Set down, exactly as written, the lines from the top of the data to the line that holds "plt.rcParams['mathtext.fontset'] = 'cm'", and omit the pictures.

begin

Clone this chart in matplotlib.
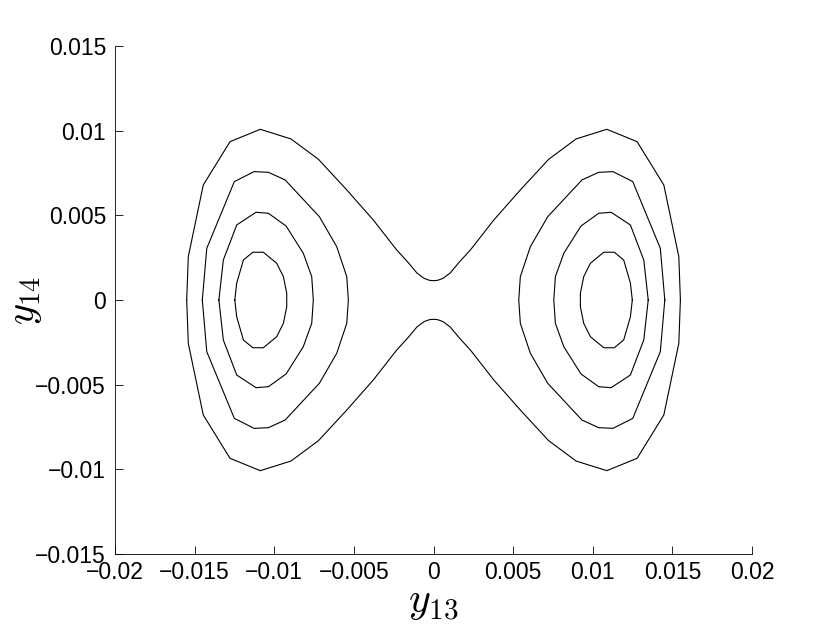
import numpy as np
import matplotlib.pyplot as plt

plt.rcParams['mathtext.fontset'] = 'cm'

''' Data (upper half of each curve, read off the left lobe; chart is symmetric) '''
# innermost ring
ring1_x = [-0.01248, -0.01236, -0.01194, -0.01135, -0.01069, -0.00985, -0.00943, -0.00922, -0.00922]
ring1_y = [0.0, 0.00100, 0.00236, 0.00282, 0.00282, 0.00217, 0.00138, 0.00040, 0.0]

# second ring
ring2_x = [-0.01348, -0.01320, -0.01236, -0.01115, -0.01037, -0.00926, -0.00818, -0.00765, -0.00755]
ring2_y = [0.0, 0.00236, 0.00443, 0.00518, 0.00512, 0.00437, 0.00276, 0.00138, 0.0]

# third ring
ring3_x = [-0.01452, -0.01424, -0.01251, -0.01127, -0.01037, -0.00932, -0.00717, -0.00608, -0.00545, -0.00535]
ring3_y = [0.0, 0.00305, 0.00699, 0.00758, 0.00754, 0.00709, 0.00492, 0.00315, 0.00138, 0.0]

# outer curve round both lobes (left half, top)
outer_x = [-0.01550, -0.01540, -0.01446, -0.01278, -0.01088, -0.00895, -0.00723, -0.00545,
           -0.00378, -0.00231, -0.00160, -0.00105, -0.00060, -0.00025, 0.0]
outer_y = [0.0, 0.00256, 0.00679, 0.00935, 0.01008, 0.00951, 0.00831, 0.00650,
           0.00472, 0.00295, 0.00222, 0.00160, 0.00128, 0.00116, 0.00114]

x_ticks = [-0.02, -0.015, -0.01, -0.005, 0, 0.005, 0.01, 0.015, 0.02]
x_tick_labels = ['\u22120.02', '\u22120.015', '\u22120.01', '\u22120.005', '0',
                 '0.005', '0.01', '0.015', '0.02']
y_ticks = [-0.015, -0.01, -0.005, 0, 0.005, 0.01, 0.015]
y_tick_labels = ['\u22120.015', '\u22120.01', '\u22120.005', '0', '0.005', '0.01', '0.015']


def closed_ring(hx, hy):
    # upper half + mirrored lower half
    hx = np.array(hx)
    hy = np.array(hy)
    xs = np.concatenate([hx, hx[::-1]])
    ys = np.concatenate([hy, -hy[::-1]])
    return xs, ys


''' Graphing '''
fig = plt.figure(figsize=(8.3, 6.24), dpi=100)
ax = fig.add_axes([0.1386, 0.1122, 0.7675, 0.8141])

for hx, hy in [(ring1_x, ring1_y), (ring2_x, ring2_y), (ring3_x, ring3_y)]:
    xs, ys = closed_ring(hx, hy)
    ax.plot(xs, ys, color='black', lw=0.8)
    ax.plot(-xs, ys, color='black', lw=0.8)

# outer curve: left half + mirrored right half, then bottom
ox = np.array(outer_x)
oy = np.array(outer_y)
top_x = np.concatenate([ox, -ox[::-1][1:]])
top_y = np.concatenate([oy, oy[::-1][1:]])
ax.plot(top_x, top_y, color='black', lw=0.8)
ax.plot(top_x, -top_y, color='black', lw=0.8)

ax.set_xlim(-0.02, 0.02)
ax.set_ylim(-0.015, 0.015)
ax.set_xticks(x_ticks)
ax.set_xticklabels(x_tick_labels, family='Liberation Sans', fontsize=16.5)
ax.set_yticks(y_ticks)
ax.set_yticklabels(y_tick_labels, family='Liberation Sans', fontsize=16.5)
ax.tick_params(axis='x', direction='in', length=6, width=0.6, pad=5)
ax.tick_params(axis='y', direction='in', length=6, width=0.6, pad=6.5)
ax.spines['top'].set_visible(False)
ax.spines['right'].set_visible(False)
for s in ['left', 'bottom']:
    ax.spines[s].set_linewidth(0.6)

ax.set_xlabel('$y_{13}$', fontsize=30, labelpad=-3)
ax.set_ylabel('$y_{14}$', fontsize=29)
ax.yaxis.set_label_coords(-0.112, 0.5)

plt.savefig('out.png', dpi=100)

end

Complete output -
Clone this chart in matplotlib.
import numpy as np
import matplotlib.pyplot as plt

plt.rcParams['mathtext.fontset'] = 'cm'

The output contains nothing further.